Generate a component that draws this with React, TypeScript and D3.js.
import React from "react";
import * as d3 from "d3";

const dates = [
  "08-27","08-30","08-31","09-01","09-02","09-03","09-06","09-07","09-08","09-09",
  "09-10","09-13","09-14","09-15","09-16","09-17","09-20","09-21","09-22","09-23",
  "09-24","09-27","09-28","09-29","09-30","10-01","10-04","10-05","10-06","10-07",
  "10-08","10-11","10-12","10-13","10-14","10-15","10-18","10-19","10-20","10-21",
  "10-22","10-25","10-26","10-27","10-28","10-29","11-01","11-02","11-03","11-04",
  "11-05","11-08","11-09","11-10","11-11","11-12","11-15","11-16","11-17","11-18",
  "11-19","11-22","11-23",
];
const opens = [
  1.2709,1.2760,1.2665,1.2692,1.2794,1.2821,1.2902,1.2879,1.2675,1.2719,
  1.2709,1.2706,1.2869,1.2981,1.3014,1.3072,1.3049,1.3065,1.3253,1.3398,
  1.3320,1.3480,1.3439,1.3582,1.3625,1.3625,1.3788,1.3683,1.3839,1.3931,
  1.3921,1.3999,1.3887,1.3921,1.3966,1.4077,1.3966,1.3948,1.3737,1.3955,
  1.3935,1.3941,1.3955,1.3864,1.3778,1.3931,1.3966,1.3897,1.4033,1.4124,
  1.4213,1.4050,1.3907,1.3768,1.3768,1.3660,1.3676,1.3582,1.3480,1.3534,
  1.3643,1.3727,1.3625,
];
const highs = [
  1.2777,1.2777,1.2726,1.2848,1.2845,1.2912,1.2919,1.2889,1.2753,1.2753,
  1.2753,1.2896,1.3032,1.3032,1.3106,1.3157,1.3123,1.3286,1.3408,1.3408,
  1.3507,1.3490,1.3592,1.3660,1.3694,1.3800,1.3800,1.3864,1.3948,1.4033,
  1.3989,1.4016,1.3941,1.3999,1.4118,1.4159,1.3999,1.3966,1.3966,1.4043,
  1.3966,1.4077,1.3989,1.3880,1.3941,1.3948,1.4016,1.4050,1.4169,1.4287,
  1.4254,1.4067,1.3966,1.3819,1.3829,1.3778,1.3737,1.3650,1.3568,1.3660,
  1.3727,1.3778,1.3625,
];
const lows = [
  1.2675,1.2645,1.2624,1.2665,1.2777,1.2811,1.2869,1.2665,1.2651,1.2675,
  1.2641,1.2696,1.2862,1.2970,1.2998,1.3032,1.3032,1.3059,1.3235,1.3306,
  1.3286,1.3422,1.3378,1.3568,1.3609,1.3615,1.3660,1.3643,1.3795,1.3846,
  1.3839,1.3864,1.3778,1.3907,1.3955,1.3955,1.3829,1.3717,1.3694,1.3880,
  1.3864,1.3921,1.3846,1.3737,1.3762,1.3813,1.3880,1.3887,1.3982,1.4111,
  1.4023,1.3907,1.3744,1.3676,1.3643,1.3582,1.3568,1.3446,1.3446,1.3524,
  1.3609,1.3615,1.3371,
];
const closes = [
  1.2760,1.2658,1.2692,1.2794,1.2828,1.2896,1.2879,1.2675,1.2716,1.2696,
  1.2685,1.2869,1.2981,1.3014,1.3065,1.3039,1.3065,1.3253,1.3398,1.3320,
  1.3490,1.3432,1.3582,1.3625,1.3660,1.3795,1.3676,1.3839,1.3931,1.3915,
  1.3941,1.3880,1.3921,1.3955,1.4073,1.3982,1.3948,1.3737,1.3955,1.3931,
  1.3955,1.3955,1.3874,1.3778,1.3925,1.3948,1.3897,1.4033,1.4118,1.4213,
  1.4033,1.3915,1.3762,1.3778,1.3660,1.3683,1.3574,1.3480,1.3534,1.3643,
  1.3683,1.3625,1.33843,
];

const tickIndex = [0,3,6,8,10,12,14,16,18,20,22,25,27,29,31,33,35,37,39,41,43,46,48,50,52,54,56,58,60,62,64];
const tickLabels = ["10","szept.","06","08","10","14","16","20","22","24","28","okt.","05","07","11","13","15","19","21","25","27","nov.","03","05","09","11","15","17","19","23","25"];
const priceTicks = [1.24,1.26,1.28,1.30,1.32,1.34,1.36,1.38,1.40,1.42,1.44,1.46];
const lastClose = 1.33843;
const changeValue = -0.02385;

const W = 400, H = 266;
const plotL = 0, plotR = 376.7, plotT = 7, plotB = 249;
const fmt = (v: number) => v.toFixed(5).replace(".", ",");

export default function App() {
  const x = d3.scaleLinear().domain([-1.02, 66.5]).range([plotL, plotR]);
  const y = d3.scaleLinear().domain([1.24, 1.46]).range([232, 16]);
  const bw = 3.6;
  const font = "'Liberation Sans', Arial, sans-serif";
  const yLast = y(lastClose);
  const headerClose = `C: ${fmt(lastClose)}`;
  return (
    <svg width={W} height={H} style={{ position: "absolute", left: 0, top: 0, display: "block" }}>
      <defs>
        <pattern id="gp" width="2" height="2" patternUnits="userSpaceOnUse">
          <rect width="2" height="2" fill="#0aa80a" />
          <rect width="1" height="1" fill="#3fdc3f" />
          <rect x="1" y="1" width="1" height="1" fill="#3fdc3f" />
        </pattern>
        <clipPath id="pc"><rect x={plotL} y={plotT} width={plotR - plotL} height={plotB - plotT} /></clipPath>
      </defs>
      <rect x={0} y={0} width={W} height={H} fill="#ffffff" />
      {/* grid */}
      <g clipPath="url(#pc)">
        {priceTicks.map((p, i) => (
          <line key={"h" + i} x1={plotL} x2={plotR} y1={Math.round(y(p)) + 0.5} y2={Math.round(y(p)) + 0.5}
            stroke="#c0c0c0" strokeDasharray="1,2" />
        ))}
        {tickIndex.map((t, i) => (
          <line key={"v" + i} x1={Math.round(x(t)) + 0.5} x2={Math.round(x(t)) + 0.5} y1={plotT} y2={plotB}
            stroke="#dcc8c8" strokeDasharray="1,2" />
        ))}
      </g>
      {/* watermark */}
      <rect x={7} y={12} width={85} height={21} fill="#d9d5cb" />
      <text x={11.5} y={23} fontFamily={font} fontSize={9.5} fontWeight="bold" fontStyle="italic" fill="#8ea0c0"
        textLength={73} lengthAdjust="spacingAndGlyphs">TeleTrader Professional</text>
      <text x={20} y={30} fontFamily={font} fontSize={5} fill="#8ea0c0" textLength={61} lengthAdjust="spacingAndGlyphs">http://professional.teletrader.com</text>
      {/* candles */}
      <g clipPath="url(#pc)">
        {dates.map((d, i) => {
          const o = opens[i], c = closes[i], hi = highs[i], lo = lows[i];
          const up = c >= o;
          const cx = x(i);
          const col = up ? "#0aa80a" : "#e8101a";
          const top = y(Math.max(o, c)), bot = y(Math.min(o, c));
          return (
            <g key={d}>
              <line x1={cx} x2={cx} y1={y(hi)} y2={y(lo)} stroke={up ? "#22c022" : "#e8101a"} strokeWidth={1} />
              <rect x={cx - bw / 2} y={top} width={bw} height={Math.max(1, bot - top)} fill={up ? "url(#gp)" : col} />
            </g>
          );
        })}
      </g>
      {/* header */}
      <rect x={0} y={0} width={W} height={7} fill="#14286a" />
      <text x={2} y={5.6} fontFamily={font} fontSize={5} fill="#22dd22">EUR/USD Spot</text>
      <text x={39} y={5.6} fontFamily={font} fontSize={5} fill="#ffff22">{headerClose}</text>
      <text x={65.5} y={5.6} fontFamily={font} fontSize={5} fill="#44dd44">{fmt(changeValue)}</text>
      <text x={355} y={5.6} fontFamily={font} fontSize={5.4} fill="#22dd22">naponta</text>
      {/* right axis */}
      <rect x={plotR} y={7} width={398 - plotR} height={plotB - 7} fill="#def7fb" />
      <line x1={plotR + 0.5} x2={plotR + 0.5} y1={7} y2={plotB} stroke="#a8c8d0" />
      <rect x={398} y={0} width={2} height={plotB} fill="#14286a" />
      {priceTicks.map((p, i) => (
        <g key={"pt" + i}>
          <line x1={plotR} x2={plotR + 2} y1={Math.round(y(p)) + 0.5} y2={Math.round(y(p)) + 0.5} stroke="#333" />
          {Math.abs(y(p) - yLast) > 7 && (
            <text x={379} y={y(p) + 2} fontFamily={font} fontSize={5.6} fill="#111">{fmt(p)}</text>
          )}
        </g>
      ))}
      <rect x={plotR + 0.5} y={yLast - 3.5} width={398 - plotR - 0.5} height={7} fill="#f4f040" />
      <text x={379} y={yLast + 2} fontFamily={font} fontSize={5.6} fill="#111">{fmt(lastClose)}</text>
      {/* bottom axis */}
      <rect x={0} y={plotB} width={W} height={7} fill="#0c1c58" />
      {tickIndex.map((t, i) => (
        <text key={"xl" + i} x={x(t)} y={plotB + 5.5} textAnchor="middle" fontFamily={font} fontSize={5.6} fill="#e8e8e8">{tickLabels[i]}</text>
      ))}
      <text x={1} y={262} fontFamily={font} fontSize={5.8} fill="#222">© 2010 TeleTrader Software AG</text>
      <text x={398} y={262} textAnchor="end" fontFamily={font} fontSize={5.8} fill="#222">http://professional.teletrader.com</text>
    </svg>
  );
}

(WHAT THE TASK ASKS): Reproduce, please, the lines of the material from its first line down to the line containing "import * as", keeping both ends and nothing beyond them.

(RESPONSE):
Generate a component that draws this with React, TypeScript and D3.js.
import React from "react";
import * as d3 from "d3";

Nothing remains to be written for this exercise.